[Le « Billet du Président », Le Français dans le Monde, n° 420]
Dans un Billet précédent (« L’orthographe, mieux vaut en rire ! », FDLM n°416), je me demandais si Arnaud Hoedt et Jérôme Piron, les deux professeurs-comédiens qui tournent en dérision l’orthographe sur scène, réussiraient mieux par l’humour que les linguistes par les arguments à combattre le purisme sectaire et ses effets toxiques. Ils ont en tout cas réussi à créer un débat qui fait actuellement rage en Belgique et qui a bien entendu gagné la France et les autres pays francophones. Son objet est un point de grammaire qui a déjà suscité beaucoup de polémiques parmi les linguistes, les enseignants et autres passionnés de la langue française, et qui revient régulièrement sur le tapis : l’accord du participe passé avec l’auxiliaire « avoir ».
Et tout le monde de donner son avis. Certains se plaignent que cet accord est compliqué, voire illogique, qu’il fait perdre beaucoup trop de temps aux enseignants et à leurs apprenants, en langue maternelle ou étrangère, et surtout qu’il insécurise ces derniers en leur donnant l’image d’une langue étriquée, décourageante et discriminante. D’autres estiment au contraire que cet accord relève du fonctionnement même de la langue et que le supprimer risque de saper sa structure et de déstabiliser ses locuteurs. Il faut aussi compter avec la frustration de ceux qui ont peiné à apprendre ces règles rebutantes, qui ont été pénalisés parce qu’ils n’y arrivaient pas toujours, et à qui on annonce maintenant qu’elles pourraient ne plus être d’application.
Comme tous les débats qui concernent la réforme de la langue française, on est d’abord étonné de l’importance que peuvent prendre de « petits détails » comme un accent circonflexe, une consonne redoublée ou ici la position de l’objet direct, rarement antéposé, pour décider de l’accord du participe. On peut le regretter en estimant qu’il y a des enjeux, concernant la langue et son utilisation, qui sont autrement plus cruciaux. Mais on peut aussi se réjouir de l’intérêt que les francophones de tous bords, du plus illustre des immortels ou au plus commun des mortels, à Bruxelles, à Paris, à Montréal, à Rabat, à de Dakar et ailleurs, portent à cette langue bien vivante qui n’est pas seulement un instrument de communication, mais aussi une des composantes essentielles de leur vie sociale, intellectuelle, culturelle et même personnelle.

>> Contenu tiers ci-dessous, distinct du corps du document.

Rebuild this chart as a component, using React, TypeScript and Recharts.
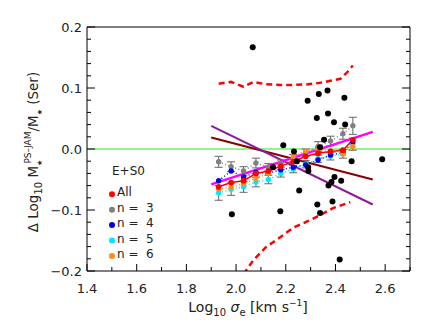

Ce n’est pas la vocation de la FIPF de trancher, dans ce cas comme dans tous les autres qui mériteraient tout autant une discussion, mais c’est cependant l’occasion de rappeler les Résolutions qu’elle a formulées à la fin de son Congrès mondial à Liège en 2016, qui ont été adoptées ensuite par son Conseil d’Administration, et qui préconisent de « travailler sur la langue elle-même, afin de la rendre plus appropriable, [estimant] que la modernisation de l’écriture du français — correspondant à l’évolution normale de tout équipement linguistique — ne comporte que des avantages : non seulement elle fournit aux usagers une image plus exacte des véritables mécanismes langagiers, mais surtout elle permet aux enseignants de libérer un temps précieux pour conduire davantage leurs élèves à lire, à écrire, à écouter, à parler, à penser. »
Quand on me réclame une opinion personnelle concernant le participe passé en question, je ne vois pas d’inconvénient à accorder la liberté de ne pas l’accorder à ceux qui le trouvent retors. Mais d’ajouter que, si je suis évidemment favorable à toutes mesures visant à faciliter l’accès à la langue et son utilisation partout par tous, je le suis moins à ce que la règle de la facilité remplace systématiquement toutes les autres. Il ne faut en effet pas confondre les complications arbitraires, inutiles et nocives, avec la complexité qui répond à celle de la réalité et de la pensée, qui entraîne l’analyse et la sensibilité, qui permet la nuance et la finesse. Je pense que la langue – qui n’est pas seulement une interprète mais aussi une interlocutrice – ne peut se limiter à servir aux usages simples, pressés et distraits, mais qu’elle doit aussi, par ses exigences et subtilités, apporter sa contribution à la réflexion comme à l’imagination de ceux qui la parlent. Je partage à ce propos la conviction des oulipiens qui estiment que les contraintes, pourvu qu’elles soient assumées, peuvent libérer la créativité. Je répète que cet avis n’engage que moi.